**Items**
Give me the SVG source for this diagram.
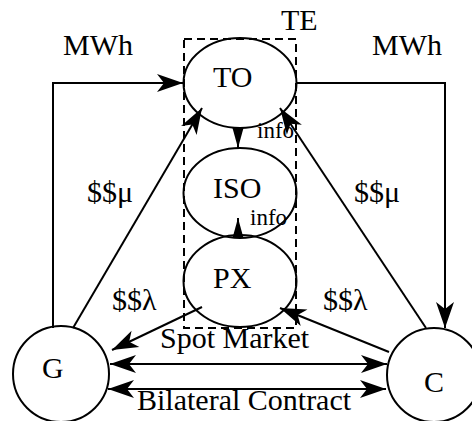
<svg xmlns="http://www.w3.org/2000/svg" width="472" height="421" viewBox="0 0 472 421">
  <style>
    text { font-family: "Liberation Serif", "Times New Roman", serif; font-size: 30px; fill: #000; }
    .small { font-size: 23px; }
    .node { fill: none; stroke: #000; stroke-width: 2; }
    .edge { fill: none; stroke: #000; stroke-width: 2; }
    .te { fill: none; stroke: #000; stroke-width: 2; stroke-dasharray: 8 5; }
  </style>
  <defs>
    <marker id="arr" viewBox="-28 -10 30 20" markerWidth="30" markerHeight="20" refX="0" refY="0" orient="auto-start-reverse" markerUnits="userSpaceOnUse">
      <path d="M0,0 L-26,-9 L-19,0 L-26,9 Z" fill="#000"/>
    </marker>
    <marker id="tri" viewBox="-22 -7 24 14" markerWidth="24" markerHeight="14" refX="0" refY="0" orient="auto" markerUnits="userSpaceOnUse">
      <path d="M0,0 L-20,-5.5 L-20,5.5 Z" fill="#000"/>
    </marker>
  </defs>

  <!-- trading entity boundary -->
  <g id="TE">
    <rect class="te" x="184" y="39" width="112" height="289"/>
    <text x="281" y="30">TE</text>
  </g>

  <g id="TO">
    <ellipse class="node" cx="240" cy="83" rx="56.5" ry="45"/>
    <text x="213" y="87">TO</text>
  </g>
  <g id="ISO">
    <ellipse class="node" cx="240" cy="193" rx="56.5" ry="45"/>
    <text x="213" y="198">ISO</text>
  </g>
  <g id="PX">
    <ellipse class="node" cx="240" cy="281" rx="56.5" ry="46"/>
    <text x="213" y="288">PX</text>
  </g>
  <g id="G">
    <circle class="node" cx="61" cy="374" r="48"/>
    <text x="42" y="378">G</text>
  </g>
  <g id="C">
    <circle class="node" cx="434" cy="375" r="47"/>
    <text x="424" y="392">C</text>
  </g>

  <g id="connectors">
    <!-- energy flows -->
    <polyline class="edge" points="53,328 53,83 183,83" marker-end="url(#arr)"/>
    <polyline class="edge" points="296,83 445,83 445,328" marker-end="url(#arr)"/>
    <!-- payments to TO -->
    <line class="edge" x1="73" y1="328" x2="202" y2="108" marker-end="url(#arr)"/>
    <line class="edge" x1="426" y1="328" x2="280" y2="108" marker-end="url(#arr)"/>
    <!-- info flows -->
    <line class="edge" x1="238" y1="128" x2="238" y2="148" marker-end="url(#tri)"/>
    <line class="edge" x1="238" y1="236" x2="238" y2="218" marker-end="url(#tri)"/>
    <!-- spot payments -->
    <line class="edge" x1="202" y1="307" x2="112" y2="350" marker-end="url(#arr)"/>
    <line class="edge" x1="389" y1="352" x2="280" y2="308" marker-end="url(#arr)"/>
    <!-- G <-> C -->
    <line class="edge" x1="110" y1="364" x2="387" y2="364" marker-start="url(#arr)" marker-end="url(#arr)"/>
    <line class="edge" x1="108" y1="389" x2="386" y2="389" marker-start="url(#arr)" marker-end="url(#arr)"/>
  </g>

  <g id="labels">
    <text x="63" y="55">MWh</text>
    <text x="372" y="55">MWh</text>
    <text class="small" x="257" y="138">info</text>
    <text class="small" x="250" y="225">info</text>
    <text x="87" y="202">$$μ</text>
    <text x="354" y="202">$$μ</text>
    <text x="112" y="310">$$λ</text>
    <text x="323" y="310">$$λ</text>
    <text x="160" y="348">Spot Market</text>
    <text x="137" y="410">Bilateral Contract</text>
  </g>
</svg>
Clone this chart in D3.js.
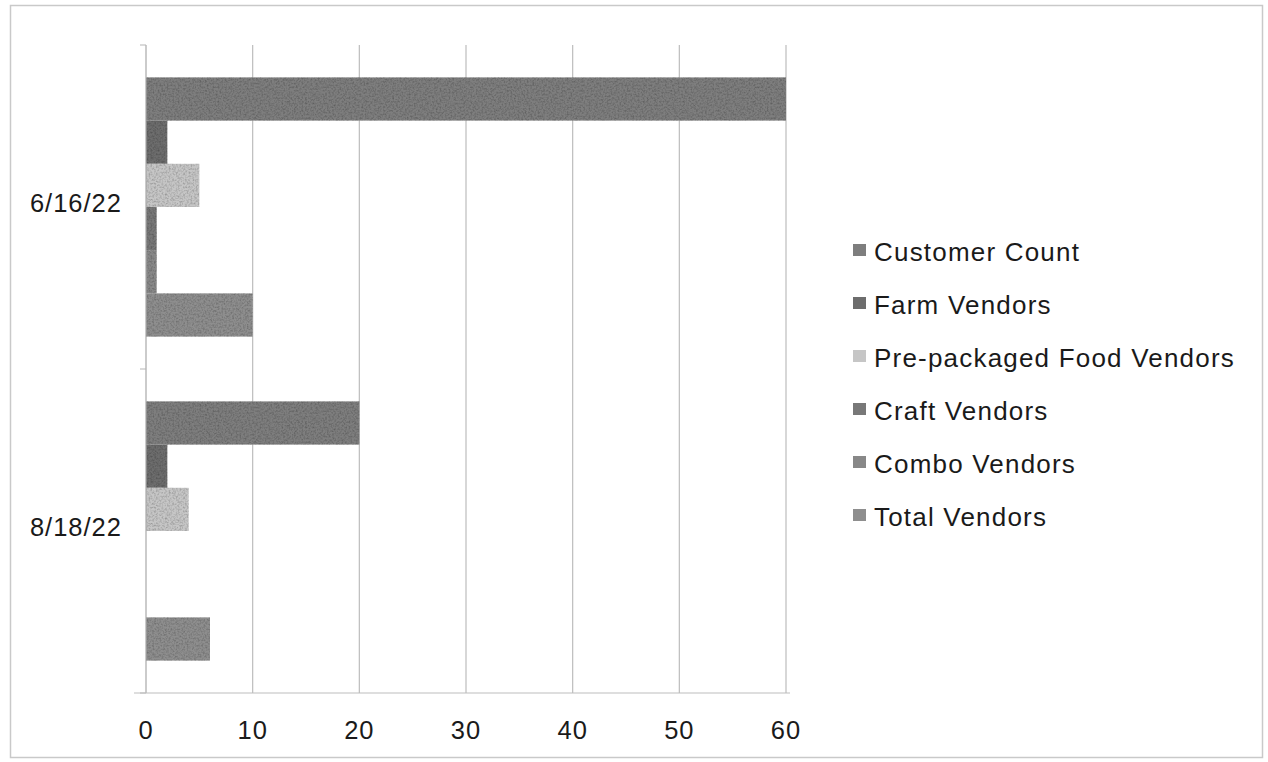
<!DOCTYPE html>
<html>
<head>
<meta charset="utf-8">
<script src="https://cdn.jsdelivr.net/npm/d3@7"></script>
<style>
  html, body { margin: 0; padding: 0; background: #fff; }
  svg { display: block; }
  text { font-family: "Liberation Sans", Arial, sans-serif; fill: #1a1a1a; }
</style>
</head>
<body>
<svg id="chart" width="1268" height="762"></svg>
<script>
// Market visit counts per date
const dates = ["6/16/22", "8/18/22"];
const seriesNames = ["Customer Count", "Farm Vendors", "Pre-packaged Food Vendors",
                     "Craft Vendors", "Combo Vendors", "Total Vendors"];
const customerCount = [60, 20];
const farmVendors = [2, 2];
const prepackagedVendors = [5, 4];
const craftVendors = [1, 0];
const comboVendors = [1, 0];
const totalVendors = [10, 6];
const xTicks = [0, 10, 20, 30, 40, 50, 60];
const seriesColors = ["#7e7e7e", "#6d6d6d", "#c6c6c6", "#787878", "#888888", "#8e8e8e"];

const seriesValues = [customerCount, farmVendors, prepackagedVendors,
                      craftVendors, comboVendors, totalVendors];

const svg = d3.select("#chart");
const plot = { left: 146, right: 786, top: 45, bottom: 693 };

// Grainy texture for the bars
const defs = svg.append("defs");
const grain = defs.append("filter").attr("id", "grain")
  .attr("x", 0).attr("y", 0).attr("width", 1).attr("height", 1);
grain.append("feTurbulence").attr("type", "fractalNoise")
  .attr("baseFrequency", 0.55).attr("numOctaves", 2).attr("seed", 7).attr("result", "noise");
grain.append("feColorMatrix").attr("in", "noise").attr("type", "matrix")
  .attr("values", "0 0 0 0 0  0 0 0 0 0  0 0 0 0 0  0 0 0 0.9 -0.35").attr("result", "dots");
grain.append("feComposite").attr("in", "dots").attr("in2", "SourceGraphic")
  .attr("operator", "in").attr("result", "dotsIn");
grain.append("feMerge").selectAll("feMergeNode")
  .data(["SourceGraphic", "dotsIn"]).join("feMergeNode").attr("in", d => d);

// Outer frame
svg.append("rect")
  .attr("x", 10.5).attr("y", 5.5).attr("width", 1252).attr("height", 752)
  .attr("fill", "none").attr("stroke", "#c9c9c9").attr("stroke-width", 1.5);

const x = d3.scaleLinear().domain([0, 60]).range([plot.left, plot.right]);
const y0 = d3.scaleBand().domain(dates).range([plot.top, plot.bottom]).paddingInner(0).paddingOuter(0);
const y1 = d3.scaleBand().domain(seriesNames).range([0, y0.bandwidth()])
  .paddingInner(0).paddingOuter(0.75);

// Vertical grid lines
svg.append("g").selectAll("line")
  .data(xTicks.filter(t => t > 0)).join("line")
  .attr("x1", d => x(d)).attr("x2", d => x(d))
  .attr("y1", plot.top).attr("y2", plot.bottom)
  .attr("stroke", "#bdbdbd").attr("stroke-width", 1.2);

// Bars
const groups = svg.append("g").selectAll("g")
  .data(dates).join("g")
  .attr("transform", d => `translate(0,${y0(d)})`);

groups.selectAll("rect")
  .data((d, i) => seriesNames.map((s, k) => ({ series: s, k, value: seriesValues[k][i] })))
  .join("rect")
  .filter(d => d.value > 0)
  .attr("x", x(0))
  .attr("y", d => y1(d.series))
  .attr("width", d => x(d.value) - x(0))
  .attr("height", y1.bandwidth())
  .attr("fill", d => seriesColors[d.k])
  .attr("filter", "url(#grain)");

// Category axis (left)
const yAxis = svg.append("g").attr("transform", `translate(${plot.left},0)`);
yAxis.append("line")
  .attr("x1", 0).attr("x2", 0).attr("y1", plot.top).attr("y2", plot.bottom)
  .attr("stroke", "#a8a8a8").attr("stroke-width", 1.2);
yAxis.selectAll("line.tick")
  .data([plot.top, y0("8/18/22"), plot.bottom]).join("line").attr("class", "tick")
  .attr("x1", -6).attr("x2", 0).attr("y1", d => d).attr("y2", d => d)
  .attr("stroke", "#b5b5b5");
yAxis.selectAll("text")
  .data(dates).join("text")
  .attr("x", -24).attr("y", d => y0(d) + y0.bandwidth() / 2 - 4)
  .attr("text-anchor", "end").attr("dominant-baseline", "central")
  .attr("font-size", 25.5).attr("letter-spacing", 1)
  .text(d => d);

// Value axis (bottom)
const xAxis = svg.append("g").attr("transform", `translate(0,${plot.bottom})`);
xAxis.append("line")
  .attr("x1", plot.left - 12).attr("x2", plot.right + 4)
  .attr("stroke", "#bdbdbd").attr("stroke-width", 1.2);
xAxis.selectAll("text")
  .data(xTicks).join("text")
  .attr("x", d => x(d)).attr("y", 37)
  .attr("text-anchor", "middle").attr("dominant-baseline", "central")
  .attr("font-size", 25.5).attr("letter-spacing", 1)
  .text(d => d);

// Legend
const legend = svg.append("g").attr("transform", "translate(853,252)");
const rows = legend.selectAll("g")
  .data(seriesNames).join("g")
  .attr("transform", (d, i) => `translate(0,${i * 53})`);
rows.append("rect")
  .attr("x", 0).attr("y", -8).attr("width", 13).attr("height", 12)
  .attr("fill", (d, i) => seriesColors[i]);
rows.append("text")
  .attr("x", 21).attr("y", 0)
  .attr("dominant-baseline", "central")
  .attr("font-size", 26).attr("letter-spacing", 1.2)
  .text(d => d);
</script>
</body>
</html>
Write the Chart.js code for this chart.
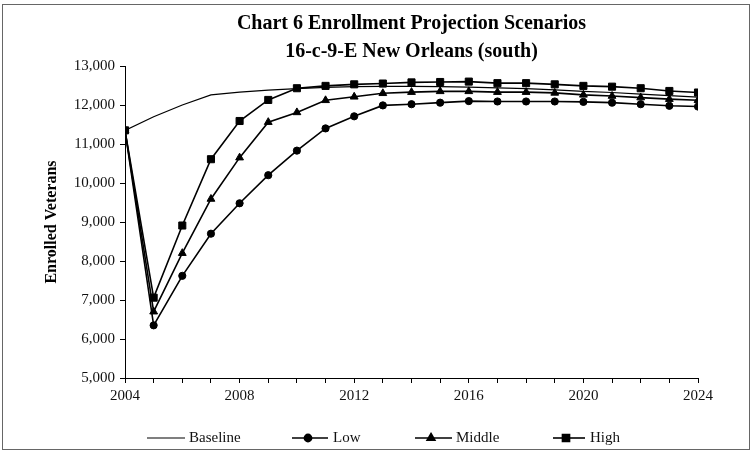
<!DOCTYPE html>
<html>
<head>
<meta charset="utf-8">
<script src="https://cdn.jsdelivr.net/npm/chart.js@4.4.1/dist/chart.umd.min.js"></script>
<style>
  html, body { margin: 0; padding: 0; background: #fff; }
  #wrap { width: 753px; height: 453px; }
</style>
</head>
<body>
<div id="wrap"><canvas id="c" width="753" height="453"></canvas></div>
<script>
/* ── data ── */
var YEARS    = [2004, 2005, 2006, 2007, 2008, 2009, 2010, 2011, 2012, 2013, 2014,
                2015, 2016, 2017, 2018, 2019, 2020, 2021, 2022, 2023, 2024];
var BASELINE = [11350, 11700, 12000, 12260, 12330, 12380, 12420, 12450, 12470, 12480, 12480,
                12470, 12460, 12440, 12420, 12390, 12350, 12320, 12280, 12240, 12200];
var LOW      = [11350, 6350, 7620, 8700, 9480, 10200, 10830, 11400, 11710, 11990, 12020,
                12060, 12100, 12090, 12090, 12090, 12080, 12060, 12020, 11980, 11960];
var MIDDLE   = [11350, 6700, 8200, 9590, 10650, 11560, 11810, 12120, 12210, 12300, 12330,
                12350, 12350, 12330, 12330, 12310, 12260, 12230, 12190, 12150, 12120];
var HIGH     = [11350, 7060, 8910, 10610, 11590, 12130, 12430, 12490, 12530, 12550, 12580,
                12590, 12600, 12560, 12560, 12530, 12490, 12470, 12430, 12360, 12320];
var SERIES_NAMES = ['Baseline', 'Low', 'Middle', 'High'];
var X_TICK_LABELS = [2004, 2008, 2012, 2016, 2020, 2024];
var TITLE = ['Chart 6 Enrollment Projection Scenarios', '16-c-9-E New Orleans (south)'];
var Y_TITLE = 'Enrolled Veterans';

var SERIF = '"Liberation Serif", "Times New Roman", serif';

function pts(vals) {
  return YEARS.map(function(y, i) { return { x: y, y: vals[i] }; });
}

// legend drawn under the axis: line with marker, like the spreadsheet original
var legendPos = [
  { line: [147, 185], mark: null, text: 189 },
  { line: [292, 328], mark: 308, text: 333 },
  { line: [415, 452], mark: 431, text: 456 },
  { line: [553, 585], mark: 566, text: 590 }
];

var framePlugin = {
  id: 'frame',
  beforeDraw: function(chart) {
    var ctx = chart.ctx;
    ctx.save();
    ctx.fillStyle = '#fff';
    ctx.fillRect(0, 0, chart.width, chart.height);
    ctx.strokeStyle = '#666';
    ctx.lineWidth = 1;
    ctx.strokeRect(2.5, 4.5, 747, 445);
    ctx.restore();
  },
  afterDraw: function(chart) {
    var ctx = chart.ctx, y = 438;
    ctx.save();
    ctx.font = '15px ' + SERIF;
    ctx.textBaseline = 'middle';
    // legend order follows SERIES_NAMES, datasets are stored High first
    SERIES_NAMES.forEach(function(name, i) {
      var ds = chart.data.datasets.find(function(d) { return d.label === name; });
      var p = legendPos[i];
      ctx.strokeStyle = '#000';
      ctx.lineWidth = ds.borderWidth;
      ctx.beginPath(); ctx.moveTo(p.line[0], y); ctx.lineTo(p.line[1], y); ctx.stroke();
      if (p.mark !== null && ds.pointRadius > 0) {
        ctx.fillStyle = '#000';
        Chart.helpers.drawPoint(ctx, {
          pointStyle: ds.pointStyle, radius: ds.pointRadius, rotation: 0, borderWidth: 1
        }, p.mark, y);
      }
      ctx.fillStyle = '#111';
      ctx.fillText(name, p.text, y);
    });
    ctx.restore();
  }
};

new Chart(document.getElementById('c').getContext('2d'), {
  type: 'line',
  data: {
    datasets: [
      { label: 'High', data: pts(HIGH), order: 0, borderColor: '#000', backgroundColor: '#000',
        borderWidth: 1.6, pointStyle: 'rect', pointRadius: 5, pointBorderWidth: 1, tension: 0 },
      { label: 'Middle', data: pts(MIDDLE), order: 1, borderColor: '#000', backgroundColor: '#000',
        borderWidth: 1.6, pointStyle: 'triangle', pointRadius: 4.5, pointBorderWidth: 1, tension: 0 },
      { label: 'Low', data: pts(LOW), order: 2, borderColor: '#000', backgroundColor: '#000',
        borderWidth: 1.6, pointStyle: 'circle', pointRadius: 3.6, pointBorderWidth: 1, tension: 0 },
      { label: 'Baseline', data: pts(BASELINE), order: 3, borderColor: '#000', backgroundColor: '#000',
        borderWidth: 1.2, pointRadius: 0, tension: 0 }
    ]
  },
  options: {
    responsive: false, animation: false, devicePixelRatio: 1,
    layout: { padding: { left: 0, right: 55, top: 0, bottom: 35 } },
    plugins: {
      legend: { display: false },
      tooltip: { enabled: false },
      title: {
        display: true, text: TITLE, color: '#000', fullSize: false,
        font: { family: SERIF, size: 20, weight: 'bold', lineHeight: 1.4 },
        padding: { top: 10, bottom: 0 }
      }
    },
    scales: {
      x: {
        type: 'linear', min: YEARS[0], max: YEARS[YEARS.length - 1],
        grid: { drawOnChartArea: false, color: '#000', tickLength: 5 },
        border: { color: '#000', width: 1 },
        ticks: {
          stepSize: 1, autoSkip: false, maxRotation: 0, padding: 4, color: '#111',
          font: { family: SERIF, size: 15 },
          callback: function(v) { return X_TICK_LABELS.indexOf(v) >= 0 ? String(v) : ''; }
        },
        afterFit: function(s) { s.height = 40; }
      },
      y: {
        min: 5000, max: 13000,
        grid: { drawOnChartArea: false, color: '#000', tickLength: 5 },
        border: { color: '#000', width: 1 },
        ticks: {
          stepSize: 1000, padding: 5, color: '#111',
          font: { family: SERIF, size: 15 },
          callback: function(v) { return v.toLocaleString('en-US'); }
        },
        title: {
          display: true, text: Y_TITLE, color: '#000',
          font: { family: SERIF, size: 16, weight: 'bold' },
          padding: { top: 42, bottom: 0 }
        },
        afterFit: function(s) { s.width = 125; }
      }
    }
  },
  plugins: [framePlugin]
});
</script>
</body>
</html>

**Set problem**
Copy out each line of the entries that holds "this".

**Result below**
Give me the SVG source for this diagram.
Clone this chart in D3.js.
Write the Chart.js code for this chart.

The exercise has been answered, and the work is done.